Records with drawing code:
□ □ □
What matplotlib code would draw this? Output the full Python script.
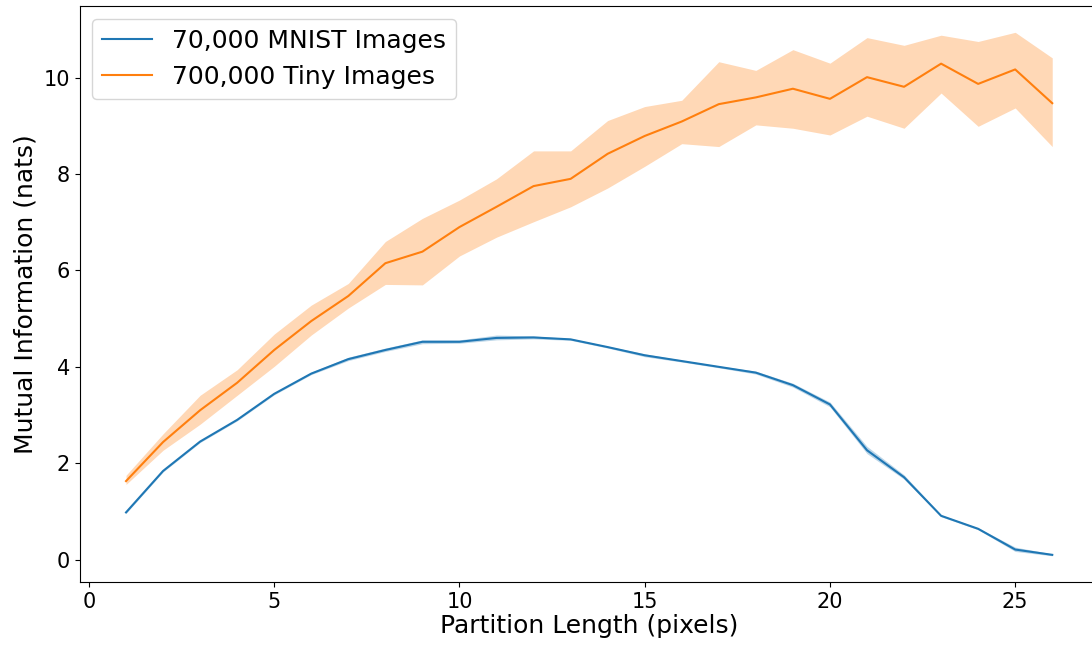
import numpy as np
from matplotlib import pyplot as plt

partition = np.arange(1, 27)

mnist_mean = [0.98, 1.84, 2.45, 2.90, 3.44, 3.86, 4.16, 4.35, 4.52, 4.52, 4.60, 4.61, 4.57,
              4.41, 4.24, 4.12, 4.00, 3.88, 3.62, 3.22, 2.27, 1.71, 0.91, 0.64, 0.21, 0.10]
mnist_low = [0.96, 1.82, 2.43, 2.88, 3.42, 3.84, 4.13, 4.32, 4.48, 4.49, 4.56, 4.58, 4.55,
             4.39, 4.21, 4.10, 3.98, 3.85, 3.58, 3.17, 2.20, 1.67, 0.89, 0.62, 0.17, 0.08]
mnist_high = [1.00, 1.86, 2.47, 2.92, 3.46, 3.89, 4.20, 4.39, 4.56, 4.56, 4.66, 4.64, 4.59,
              4.43, 4.27, 4.14, 4.02, 3.91, 3.66, 3.27, 2.35, 1.76, 0.93, 0.66, 0.26, 0.12]

tiny_mean = [1.63, 2.44, 3.10, 3.67, 4.35, 4.95, 5.47, 6.15, 6.39, 6.90, 7.32, 7.75, 7.90,
             8.42, 8.79, 9.09, 9.45, 9.59, 9.77, 9.56, 10.01, 9.81, 10.29, 9.87, 10.17, 9.47]
tiny_low = [1.56, 2.27, 2.81, 3.41, 4.01, 4.66, 5.22, 5.71, 5.70, 6.30, 6.69, 7.01, 7.32,
            7.71, 8.16, 8.63, 8.57, 9.02, 8.95, 8.81, 9.20, 8.95, 9.68, 8.99, 9.37, 8.57]
tiny_high = [1.75, 2.61, 3.41, 3.94, 4.68, 5.28, 5.73, 6.60, 7.08, 7.46, 7.90, 8.48, 8.48,
             9.11, 9.40, 9.53, 10.33, 10.15, 10.58, 10.30, 10.83, 10.67, 10.88, 10.75, 10.94, 10.41]

fig = plt.figure(figsize=(10.92, 6.47), dpi=100)
# the original is cropped on the right, so the axes run slightly past the figure edge
ax = fig.add_axes([0.073, 0.1005, 0.933, 0.890])

ax.plot(partition, mnist_mean, color='tab:blue', label='70,000 MNIST Images')
ax.fill_between(partition, mnist_low, mnist_high, color='tab:blue', alpha=0.3, linewidth=0)
ax.plot(partition, tiny_mean, color='tab:orange', label='700,000 Tiny Images')
ax.fill_between(partition, tiny_low, tiny_high, color='tab:orange', alpha=0.3, linewidth=0)

ax.set_xlabel('Partition Length (pixels)', fontsize=18, labelpad=2)
ax.set_ylabel('Mutual Information (nats)', fontsize=18)
ax.tick_params(labelsize=15)
ax.legend(fontsize=18, loc='upper left')

fig.savefig('out.png', dpi=100)
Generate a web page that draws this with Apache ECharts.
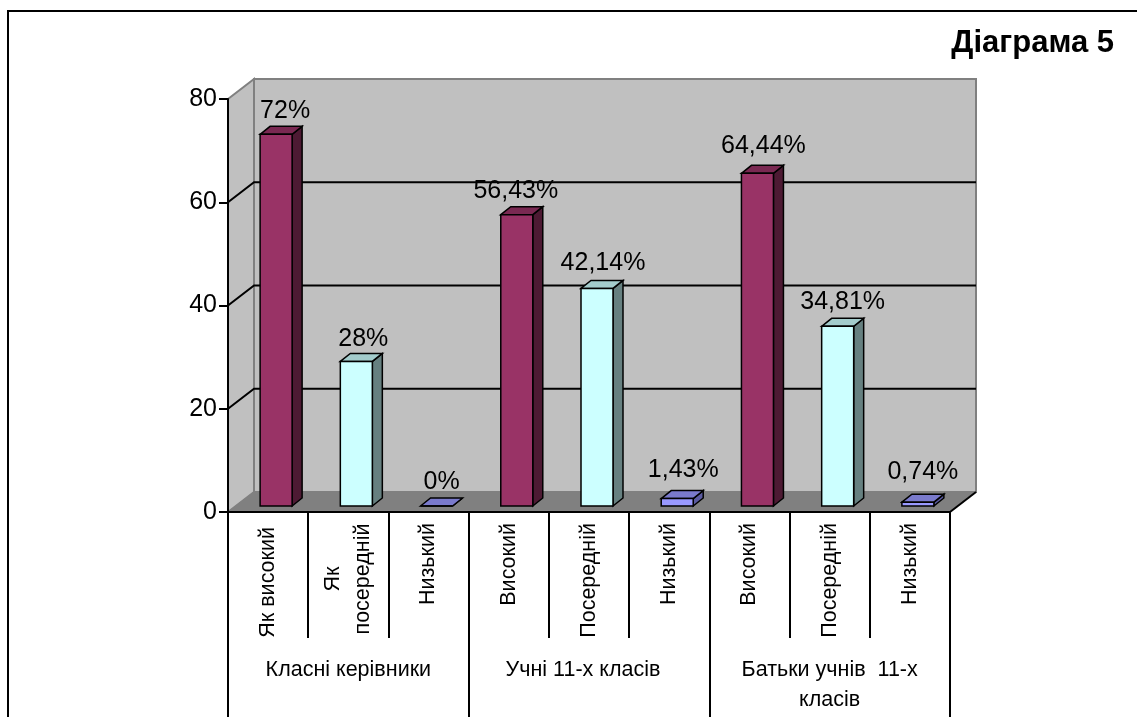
<!DOCTYPE html>
<html><head><meta charset="utf-8">
<style>html,body{margin:0;padding:0;background:#fff}#c{width:1137px;height:717px}</style>
<script src="https://cdn.jsdelivr.net/npm/echarts@6/dist/echarts.min.js"></script>
</head><body><div id="c"></div>
<script>
const title = 'Діаграма 5';
const categories = ['Як високий','Як\nпосередній','Низький','Високий','Посередній','Низький','Високий','Посередній','Низький'];
const groups = ['Класні керівники','Учні 11-х класів','Батьки учнів  11-х\nкласів'];
const values = [72,28,0,56.43,42.14,1.43,64.44,34.81,0.74];
const valueLabels = ['72%','28%','0%','56,43%','42,14%','1,43%','64,44%','34,81%','0,74%'];
const levels = ['high','mid','low','high','mid','low','high','mid','low'];
const yTicks = [0,20,40,60,80];

const palette = {
  high:{front:'#993366',top:'#7A2952',side:'#4D1A33'},
  mid:{front:'#CCFFFF',top:'#A3CCCC',side:'#668080'},
  low:{front:'#9999FF',top:'#7A7ACC',side:'#5A5AA0'}
};
const DX=26, DY=-20, BAR_DX=10, BAR_DY=-8, BAR_W=32;
const FF='"Liberation Sans",Arial,sans-serif';
const line={stroke:'#000',lineWidth:2,fill:null};
const labelNudge=[[4,3],[2,4],[0,3],[-6,3],[1,1],[1,-2],[1,-1],[0,2],[0,-4]];

function poly(points,fill,stroke,lw){
  return {type:'polygon',shape:{points},style:{fill,stroke,lineWidth:lw}};
}
function renderWalls(params,api){
  const s=api.size([1,0])[0];
  const x0=api.coord([0,0])[0]-s/2, x1=api.coord([categories.length-1,0])[0]+s/2;
  const yB=api.coord([0,0])[1], yT=api.coord([0,80])[1];
  const children=[
    poly([[x0,yT],[x0+DX,yT+DY],[x0+DX,yB+DY],[x0,yB]],'#C0C0C0','#808080',2),
    poly([[x0+DX,yT+DY],[x1+DX,yT+DY],[x1+DX,yB+DY],[x0+DX,yB+DY]],'#C0C0C0','#808080',2),
    poly([[x0,yB],[x0+DX,yB+DY],[x1+DX,yB+DY],[x1,yB]],'#808080','#808080',1),
    {type:'polyline',shape:{points:[[x1,yB],[x1+DX,yB+DY]]},style:line}
  ];
  yTicks.filter(v=>v>0&&v<80).forEach(v=>{
    const y=api.coord([0,v])[1];
    children.push({type:'polyline',shape:{points:[[x0,y],[x0+DX,y+DY],[x1+DX,y+DY]]},style:line});
  });
  return {type:'group',children};
}
function renderBar(params,api){
  const i=api.value(0), v=api.value(1);
  const c=api.coord([i,0]);
  const t=api.coord([i,v]);
  const off=(DX-BAR_DX)/2, offY=(DY-BAR_DY)/2;
  const l=c[0]+off-BAR_W/2, r=l+BAR_W, b=c[1]+offY, top=t[1]+offY;
  const col=palette[levels[i]];
  const st=1.5;
  const children=[];
  children.push(poly([[r,top],[r+BAR_DX,top+BAR_DY],[r+BAR_DX,b+BAR_DY],[r,b]],col.side,'#000',st));
  children.push(poly([[l,top],[l+BAR_DX,top+BAR_DY],[r+BAR_DX,top+BAR_DY],[r,top]],col.top,'#000',st));
  children.push(poly([[l,top],[r,top],[r,b],[l,b]],col.front,'#000',st));
  children.push({type:'text',style:{text:valueLabels[i],x:l+BAR_W/2+BAR_DX/2+labelNudge[i][0],y:top+BAR_DY-6+labelNudge[i][1],
    align:'center',verticalAlign:'bottom',fill:'#000',font:'25px '+FF}});
  return {type:'group',children};
}
const chart=echarts.init(document.getElementById('c'),null,{renderer:'canvas'});
chart.setOption({
  animation:false,
  backgroundColor:'#fff',
  title:{text:title,right:18,top:23,textStyle:{fontFamily:FF,fontWeight:'bold',fontSize:31,color:'#000'}},
  graphic:[{type:'polyline',z:10,shape:{points:[[8,717],[8,11],[1137,11]]},style:{stroke:'#000',lineWidth:2,fill:null}}],
  grid:{left:228,top:99,width:722,height:413,containLabel:false,outerBoundsMode:'none'},
  xAxis:[
    {type:'category',data:categories.map((c,i)=>{
        if(c.includes('\n')) return {value:c,textStyle:{align:'center',padding:[0,112,4,0]}};
        if(c==='Як високий') return {value:c,textStyle:{padding:[0,4,4,0]}};
        return c;
      }),
     position:'bottom',z:6,boundaryGap:true,
     axisLine:{show:true,lineStyle:{color:'#000',width:2}},
     axisTick:{show:true,length:126,interval:0,lineStyle:{color:'#000',width:2}},
     axisLabel:{interval:0,rotate:90,margin:11,fontFamily:FF,fontSize:21.5,color:'#000',lineHeight:30,padding:[0,0,4,0],hideOverlap:false},
     splitLine:{show:false}},
    {type:'category',data:groups.map((g,i)=>i===1?{value:g,textStyle:{padding:[0,12,0,0]}}:g),position:'bottom',z:6,boundaryGap:true,
     axisLine:{show:false},
     axisTick:{show:true,length:205,interval:0,lineStyle:{color:'#000',width:2}},
     axisLabel:{interval:0,margin:143,fontFamily:FF,fontSize:21.5,color:'#000',lineHeight:30,verticalAlign:'top',hideOverlap:false},
     splitLine:{show:false}}
  ],
  yAxis:{type:'value',min:0,max:80,interval:20,z:6,
    axisLine:{show:true,lineStyle:{color:'#000',width:2}},
    axisTick:{show:true,length:9,lineStyle:{color:'#000',width:2}},
    axisLabel:{margin:11,fontFamily:FF,fontSize:25,color:'#000'},
    splitLine:{show:false}},
  series:[
    {type:'custom',name:'walls',coordinateSystem:'cartesian2d',xAxisIndex:0,z:1,silent:true,clip:false,
     data:[[0,0]],encode:{x:0,y:1},renderItem:renderWalls},
    {type:'custom',name:'bars',coordinateSystem:'cartesian2d',xAxisIndex:0,z:3,clip:false,
     data:values.map((v,i)=>[i,v]),encode:{x:0,y:1},renderItem:renderBar}
  ]
});
</script></body></html>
□ □ □
Copy the records above exactly, from the first line through the line containing "0.66, 0.26, 0.12]", and leave out the pictures.

● **The answer**
What matplotlib code would draw this? Output the full Python script.
import numpy as np
from matplotlib import pyplot as plt

partition = np.arange(1, 27)

mnist_mean = [0.98, 1.84, 2.45, 2.90, 3.44, 3.86, 4.16, 4.35, 4.52, 4.52, 4.60, 4.61, 4.57,
              4.41, 4.24, 4.12, 4.00, 3.88, 3.62, 3.22, 2.27, 1.71, 0.91, 0.64, 0.21, 0.10]
mnist_low = [0.96, 1.82, 2.43, 2.88, 3.42, 3.84, 4.13, 4.32, 4.48, 4.49, 4.56, 4.58, 4.55,
             4.39, 4.21, 4.10, 3.98, 3.85, 3.58, 3.17, 2.20, 1.67, 0.89, 0.62, 0.17, 0.08]
mnist_high = [1.00, 1.86, 2.47, 2.92, 3.46, 3.89, 4.20, 4.39, 4.56, 4.56, 4.66, 4.64, 4.59,
              4.43, 4.27, 4.14, 4.02, 3.91, 3.66, 3.27, 2.35, 1.76, 0.93, 0.66, 0.26, 0.12]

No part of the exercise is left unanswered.